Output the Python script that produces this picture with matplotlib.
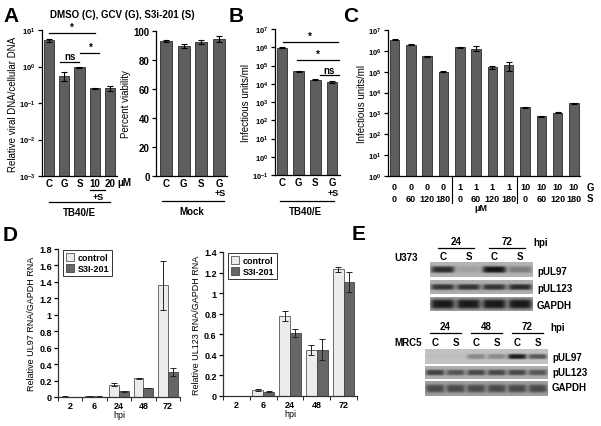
import numpy as np
import matplotlib
matplotlib.use('Agg')
import matplotlib.pyplot as plt
from matplotlib import transforms

plt.rcParams['font.family'] = ['Liberation Sans', 'DejaVu Sans']
plt.rcParams['font.weight'] = 'bold'
plt.rcParams['mathtext.default'] = 'regular'
plt.rcParams['axes.linewidth'] = 0.9
plt.rcParams['xtick.major.width'] = 0.9
plt.rcParams['ytick.major.width'] = 0.9

W, H = 601, 427
fig = plt.figure(figsize=(W / 100, H / 100), dpi=100)

# ---------------- data ----------------
a_cats = ['C', 'G', 'S', '10', '20']
a_dna = [5.2, 0.55, 0.95, 0.25, 0.25]
a_dna_lo = [0.5, 0.15, 0.03, 0.01, 0.03]
a_dna_hi = [0.5, 0.17, 0.03, 0.01, 0.05]

via_cats = ['C', 'G', 'S', 'G']
via_vals = [93, 89.5, 92.5, 94.5]
via_err = [0.8, 1.5, 1.5, 2.0]

b_cats = ['C', 'G', 'S', 'G']
b_vals = [9.5e5, 4.7e4, 1.7e4, 1.2e4]
b_err = [5e4, 2e3, 1e3, 1.5e3]

c_g = ['0', '0', '0', '0', '1', '1', '1', '1', '10', '10', '10', '10']
c_s = ['0', '60', '120', '180', '0', '60', '120', '180', '0', '60', '120', '180']
c_vals = [3.5e6, 2.0e6, 5.5e5, 1.0e5, 1.5e6, 1.2e6, 1.6e5, 2.0e5, 2.0e3, 7.5e2, 1.1e3, 3.0e3]
c_lo = [2e5, 1e5, 3e4, 5e3, 8e4, 2.5e5, 2e4, 9e4, 1e2, 4e1, 6e1, 2e2]
c_hi = [2e5, 1e5, 3e4, 5e3, 8e4, 5e5, 2e4, 1e5, 1e2, 4e1, 6e1, 2e2]

hpi = ['2', '6', '24', '48', '72']
ul97_ctrl = [0.005, 0.01, 0.15, 0.227, 1.36]
ul97_ctrl_err = [0.002, 0.002, 0.02, 0.008, 0.30]
ul97_s3i = [0.002, 0.006, 0.07, 0.11, 0.30]
ul97_s3i_err = [0.001, 0.001, 0.005, 0.005, 0.05]
ul123_ctrl = [0.002, 0.06, 0.78, 0.45, 1.23]
ul123_ctrl_err = [0.0, 0.01, 0.05, 0.05, 0.02]
ul123_s3i = [0.001, 0.04, 0.61, 0.45, 1.11]
ul123_s3i_err = [0.0, 0.005, 0.04, 0.10, 0.10]

u373_lanes = ['C', 'S', 'C', 'S']
u373_hpi = ['24', '72']
u373_pul97 = [0.85, 0.12, 1.0, 0.35]
u373_pul123 = [0.85, 0.85, 0.85, 0.9]
u373_gapdh = [1.0, 1.0, 1.0, 1.0]
mrc5_lanes = ['C', 'S', 'C', 'S', 'C', 'S']
mrc5_hpi = ['24', '48', '72']
mrc5_pul97 = [0.03, 0.03, 0.35, 0.35, 1.0, 0.65]
mrc5_pul123 = [0.8, 0.65, 0.75, 0.75, 0.75, 0.65]
mrc5_gapdh = [0.7, 0.7, 0.7, 0.7, 0.7, 0.7]

BAR = '#5e5e5e'
EDGE = '#2a2a2a'
LIGHT = '#ececec'


def add_ax(x0, y0, x1, y1):
    return fig.add_axes([x0 / W, 1 - y1 / H, (x1 - x0) / W, (y1 - y0) / H])


def fy(y):
    return 1 - y / H


def ftext(x, y, s, size=7, ha='center', **kw):
    fig.text(x / W, fy(y), s, fontsize=size, ha=ha, va='center', fontweight='bold', **kw)


def style(ax):
    for s in ('top', 'right'):
        ax.spines[s].set_visible(False)
    ax.tick_params(axis='y', length=3, pad=1.5, labelsize=5.5)
    ax.tick_params(axis='x', length=0, pad=1.5, labelsize=7)


def dtext(ax, x, y, s, size=7, ha='center'):
    tr = transforms.blended_transform_factory(ax.transData, fig.transFigure)
    ax.text(x, fy(y), s, transform=tr, fontsize=size, ha=ha, va='center',
            fontweight='bold', clip_on=False)


def dline(ax, x0, x1, y, lw=0.9):
    tr = transforms.blended_transform_factory(ax.transData, fig.transFigure)
    ax.plot([x0, x1], [fy(y), fy(y)], transform=tr, color='black', lw=lw, clip_on=False)


EK = dict(ecolor='black', capsize=2, elinewidth=0.8, capthick=0.8)

# ---------------- Panel A left ----------------
ax = add_ax(42, 31, 117, 177)
x = np.arange(len(a_cats))
ax.bar(x, a_dna, width=0.66, color=BAR, edgecolor=EDGE, lw=0.6,
       yerr=[a_dna_lo, a_dna_hi], error_kw=EK)
ax.set_yscale('log')
ax.set_ylim(1e-3, 1e1)
ax.set_xlim(-0.46, 4.46)
ax.minorticks_off()
ax.set_yticks([1e-3, 1e-2, 1e-1, 1e0, 1e1])
ax.set_xticks(x)
ax.set_xticklabels(a_cats)
style(ax)
ax.set_ylabel('Relative viral DNA/cellular DNA', fontsize=7, labelpad=1)
ax.plot([0, 3], [8.5, 8.5], color='black', lw=0.9, clip_on=False)
ax.text(1.5, 9.0, '*', ha='center', va='bottom', fontsize=7)
ax.plot([0.75, 1.95], [1.35, 1.35], color='black', lw=0.9)
ax.text(1.35, 1.45, 'ns', ha='center', va='bottom', fontsize=7)
ax.plot([2.05, 3.3], [2.3, 2.3], color='black', lw=0.9)
ax.text(2.75, 2.45, '*', ha='center', va='bottom', fontsize=7)
dtext(ax, 4.5, 183, 'μM', ha='left')
dline(ax, 2.7, 3.7, 191)
dtext(ax, 3.2, 197, '+S', size=6.5)
dline(ax, 0.0, 4.0, 203)
dtext(ax, 2.0, 213, 'TB40/E')

ftext(122, 15, 'DMSO (C), GCV (G), S3i-201 (S)', size=7)
ftext(3, 16, 'A', size=15, ha='left')

# ---------------- Panel A right (viability) ----------------
ax = add_ax(156, 32, 227, 177)
x = np.arange(len(via_cats))
ax.bar(x, via_vals, width=0.68, color=BAR, edgecolor=EDGE, lw=0.6,
       yerr=via_err, error_kw=EK)
ax.set_ylim(0, 100)
ax.set_xlim(-0.56, 3.45)
ax.set_yticks([0, 20, 40, 60, 80, 100])
ax.set_xticks(x)
ax.set_xticklabels(via_cats)
style(ax)
ax.tick_params(axis='y', labelsize=7)
ax.set_ylabel('Percent viability', fontsize=7, labelpad=2)
dtext(ax, 3.05, 193, '+S', size=6.5)
dline(ax, -0.2, 3.3, 202)
dtext(ax, 1.45, 212, 'Mock')

# ---------------- Panel B ----------------
ax = add_ax(275, 30, 340, 176)
x = np.arange(len(b_cats))
ax.bar(x, b_vals, width=0.63, color=BAR, edgecolor=EDGE, lw=0.6,
       yerr=b_err, error_kw=EK)
ax.set_yscale('log')
ax.set_ylim(1e-1, 1e7)
ax.set_xlim(-0.42, 3.48)
ax.minorticks_off()
ax.set_yticks([10.0 ** k for k in range(-1, 8)])
ax.set_xticks(x)
ax.set_xticklabels(b_cats)
style(ax)
ax.set_ylabel('Infectious units/ml', fontsize=7, labelpad=1)
ax.plot([0.05, 3.35], [2.0e6, 2.0e6], color='black', lw=0.9, clip_on=False)
ax.text(1.7, 2.2e6, '*', ha='center', va='bottom', fontsize=7)
ax.plot([0.9, 3.4], [2.0e5, 2.0e5], color='black', lw=0.9, clip_on=False)
ax.text(2.15, 2.2e5, '*', ha='center', va='bottom', fontsize=7)
ax.plot([2.3, 3.4], [2.9e4, 2.9e4], color='black', lw=0.9, clip_on=False)
ax.text(2.85, 3.2e4, 'ns', ha='center', va='bottom', fontsize=7)
dtext(ax, 3.05, 193, '+S', size=6.5)
dline(ax, -0.1, 3.1, 202)
dtext(ax, 1.4, 212, 'TB40/E')
ftext(229, 16, 'B', size=15, ha='left')

# ---------------- Panel C ----------------
ax = add_ax(388, 31, 580, 177)
x = np.arange(len(c_vals))
ax.bar(x, c_vals, width=0.58, color=BAR, edgecolor=EDGE, lw=0.6,
       yerr=[c_lo, c_hi], error_kw=EK)
ax.set_yscale('log')
ax.set_ylim(1, 1e7)
ax.set_xlim(-0.4, 11.37)
ax.minorticks_off()
ax.set_yticks([10.0 ** k for k in range(0, 8)])
ax.set_xticks([])
style(ax)
ax.set_ylabel('Infectious units/ml', fontsize=7, labelpad=1)
for i in range(len(c_vals)):
    dtext(ax, i, 188, c_g[i], size=6.5)
    dtext(ax, i, 199, c_s[i], size=6.5)
dtext(ax, 11.75, 188, 'G', size=7, ha='left')
dtext(ax, 11.75, 199, 'S', size=7, ha='left')
dtext(ax, 5.3, 209, 'μM', size=6.5)
tr = transforms.blended_transform_factory(ax.transData, fig.transFigure)
for xs in (3.5, 7.5):
    ax.plot([xs, xs], [fy(177), fy(204)], transform=tr, color='black', lw=0.8, clip_on=False)
ftext(343, 16, 'C', size=15, ha='left')


# ---------------- Panel D ----------------
def grouped(ax, ctrl, ce, s3i, se, ymax, yticks, ylabel):
    x = np.arange(len(hpi))
    w = 0.4
    ek = dict(ecolor='#222222', capsize=2.5, elinewidth=0.7, capthick=0.7)
    ax.bar(x - w / 2, ctrl, width=w, color=LIGHT, edgecolor='#555555', lw=0.6,
           yerr=ce, error_kw=ek, label='control')
    ax.bar(x + w / 2, s3i, width=w, color='#666666', edgecolor='#444444', lw=0.6,
           yerr=se, error_kw=ek, label='S3I-201')
    ax.set_xlim(-0.5, len(hpi) - 0.5)
    ax.set_ylim(0, ymax)
    ax.set_yticks(yticks)
    ax.set_yticklabels(['0' if t == 0 else ('%g' % t) for t in yticks])
    ax.set_xticks(x)
    ax.set_xticklabels(hpi)
    ax.set_xticks(np.arange(len(hpi) + 1) - 0.5, minor=True)
    for s in ('top', 'right'):
        ax.spines[s].set_visible(False)
    ax.spines['left'].set_color('#333333')
    ax.spines['bottom'].set_color('#333333')
    ax.tick_params(axis='y', length=3, pad=1.5, labelsize=6.5)
    ax.tick_params(axis='x', which='major', length=0, pad=3, labelsize=6.5)
    ax.tick_params(axis='x', which='minor', length=3)
    ax.set_xlabel('hpi', fontsize=6.5, labelpad=0)
    ax.set_ylabel(ylabel, fontsize=6.5, labelpad=2)
    leg = ax.legend(loc='upper left', bbox_to_anchor=(0.04, 0.99), fontsize=6.5,
                    frameon=True, fancybox=False, edgecolor='#333333', framealpha=1,
                    handlelength=0.9, handleheight=0.9, handletextpad=0.4,
                    borderpad=0.3, labelspacing=0.2, borderaxespad=0)
    leg.get_frame().set_linewidth(0.7)


ax = add_ax(58, 250, 180, 398)
grouped(ax, ul97_ctrl, ul97_ctrl_err, ul97_s3i, ul97_s3i_err, 1.8,
        [0, 0.2, 0.4, 0.6, 0.8, 1.0, 1.2, 1.4, 1.6, 1.8], 'Relative UL97 RNA/GAPDH RNA')
ftext(3, 236, 'D', size=15, ha='left')

ax = add_ax(223, 253, 357, 397)
grouped(ax, ul123_ctrl, ul123_ctrl_err, ul123_s3i, ul123_s3i_err, 1.4,
        [0, 0.2, 0.4, 0.6, 0.8, 1.0, 1.2, 1.4], 'Relative UL123 RNA/GAPDH RNA')


# ---------------- Panel E (western blots) ----------------
def blot(x0, y0, x1, y1, intens, thick=0.38, bg=0.72, dark=0.08):
    bx = add_ax(x0, y0, x1, y1)
    nl = len(intens)
    ny, per = 40, 40
    nx = nl * per
    yy = np.linspace(-1, 1, ny)[:, None]
    xx = (np.arange(nx) + 0.5) / per
    img = np.full((ny, nx), bg)
    for i, v in enumerate(intens):
        hx = np.exp(-((xx - (i + 0.5)) / 0.46) ** 6)
        hy = np.exp(-(yy / thick) ** 4)
        img = img - v * (bg - dark) * hx[None, :] * hy
    bx.imshow(img, cmap='gray', vmin=0, vmax=1, aspect='auto',
              extent=[0, nl, 1, 0], interpolation='bilinear')
    bx.set_xlim(0, nl)
    bx.axis('off')
    return bx


ftext(352, 234, 'E', size=15, ha='left')
# U373
b1 = blot(430, 263, 533, 278, u373_pul97, thick=0.45, bg=0.70)
blot(430, 281, 533, 295, u373_pul123, thick=0.42, bg=0.68, dark=0.12)
blot(430, 298, 533, 312, u373_gapdh, thick=0.7, bg=0.62, dark=0.1)
for i, lab in enumerate(u373_lanes):
    dtext(b1, i + 0.5, 257, lab)
for j, lab in enumerate(u373_hpi):
    dtext(b1, 2 * j + 1, 242, lab)
    dline(b1, 2 * j + 0.3, 2 * j + 1.7, 249)
ftext(533, 243, 'hpi', ha='left')
ftext(394, 258, 'U373', ha='left')
ftext(537, 272, 'pUL97', ha='left')
ftext(537, 289, 'pUL123', ha='left')
ftext(537, 306, 'GAPDH', ha='left')

# MRC5
b2 = blot(425, 350, 548, 365, mrc5_pul97, thick=0.35, bg=0.76, dark=0.12)
blot(425, 367, 548, 380, mrc5_pul123, thick=0.45, bg=0.68, dark=0.15)
blot(425, 382, 548, 397, mrc5_gapdh, thick=0.55, bg=0.62, dark=0.15)
for i, lab in enumerate(mrc5_lanes):
    dtext(b2, i + 0.5, 343, lab)
for j, lab in enumerate(mrc5_hpi):
    dtext(b2, 2 * j + 1, 327, lab)
    dline(b2, 2 * j + 0.25, 2 * j + 1.75, 334)
ftext(550, 328, 'hpi', ha='left')
ftext(394, 343, 'MRC5', ha='left')
ftext(552, 358, 'pUL97', ha='left')
ftext(552, 373, 'pUL123', ha='left')
ftext(552, 388, 'GAPDH', ha='left')

fig.savefig('out.png', dpi=100)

-=-=-

[Exercise] Return only the lines from the start of the data through the line that contains "ul123_s3i_err = [0.0, 0.005, 0.04, 0.10, 0.10]", please, copying them exactly and omitting all pictures.

[Answer to this problem]
Output the Python script that produces this picture with matplotlib.
import numpy as np
import matplotlib
matplotlib.use('Agg')
import matplotlib.pyplot as plt
from matplotlib import transforms

plt.rcParams['font.family'] = ['Liberation Sans', 'DejaVu Sans']
plt.rcParams['font.weight'] = 'bold'
plt.rcParams['mathtext.default'] = 'regular'
plt.rcParams['axes.linewidth'] = 0.9
plt.rcParams['xtick.major.width'] = 0.9
plt.rcParams['ytick.major.width'] = 0.9

W, H = 601, 427
fig = plt.figure(figsize=(W / 100, H / 100), dpi=100)

# ---------------- data ----------------
a_cats = ['C', 'G', 'S', '10', '20']
a_dna = [5.2, 0.55, 0.95, 0.25, 0.25]
a_dna_lo = [0.5, 0.15, 0.03, 0.01, 0.03]
a_dna_hi = [0.5, 0.17, 0.03, 0.01, 0.05]

via_cats = ['C', 'G', 'S', 'G']
via_vals = [93, 89.5, 92.5, 94.5]
via_err = [0.8, 1.5, 1.5, 2.0]

b_cats = ['C', 'G', 'S', 'G']
b_vals = [9.5e5, 4.7e4, 1.7e4, 1.2e4]
b_err = [5e4, 2e3, 1e3, 1.5e3]

c_g = ['0', '0', '0', '0', '1', '1', '1', '1', '10', '10', '10', '10']
c_s = ['0', '60', '120', '180', '0', '60', '120', '180', '0', '60', '120', '180']
c_vals = [3.5e6, 2.0e6, 5.5e5, 1.0e5, 1.5e6, 1.2e6, 1.6e5, 2.0e5, 2.0e3, 7.5e2, 1.1e3, 3.0e3]
c_lo = [2e5, 1e5, 3e4, 5e3, 8e4, 2.5e5, 2e4, 9e4, 1e2, 4e1, 6e1, 2e2]
c_hi = [2e5, 1e5, 3e4, 5e3, 8e4, 5e5, 2e4, 1e5, 1e2, 4e1, 6e1, 2e2]

hpi = ['2', '6', '24', '48', '72']
ul97_ctrl = [0.005, 0.01, 0.15, 0.227, 1.36]
ul97_ctrl_err = [0.002, 0.002, 0.02, 0.008, 0.30]
ul97_s3i = [0.002, 0.006, 0.07, 0.11, 0.30]
ul97_s3i_err = [0.001, 0.001, 0.005, 0.005, 0.05]
ul123_ctrl = [0.002, 0.06, 0.78, 0.45, 1.23]
ul123_ctrl_err = [0.0, 0.01, 0.05, 0.05, 0.02]
ul123_s3i = [0.001, 0.04, 0.61, 0.45, 1.11]
ul123_s3i_err = [0.0, 0.005, 0.04, 0.10, 0.10]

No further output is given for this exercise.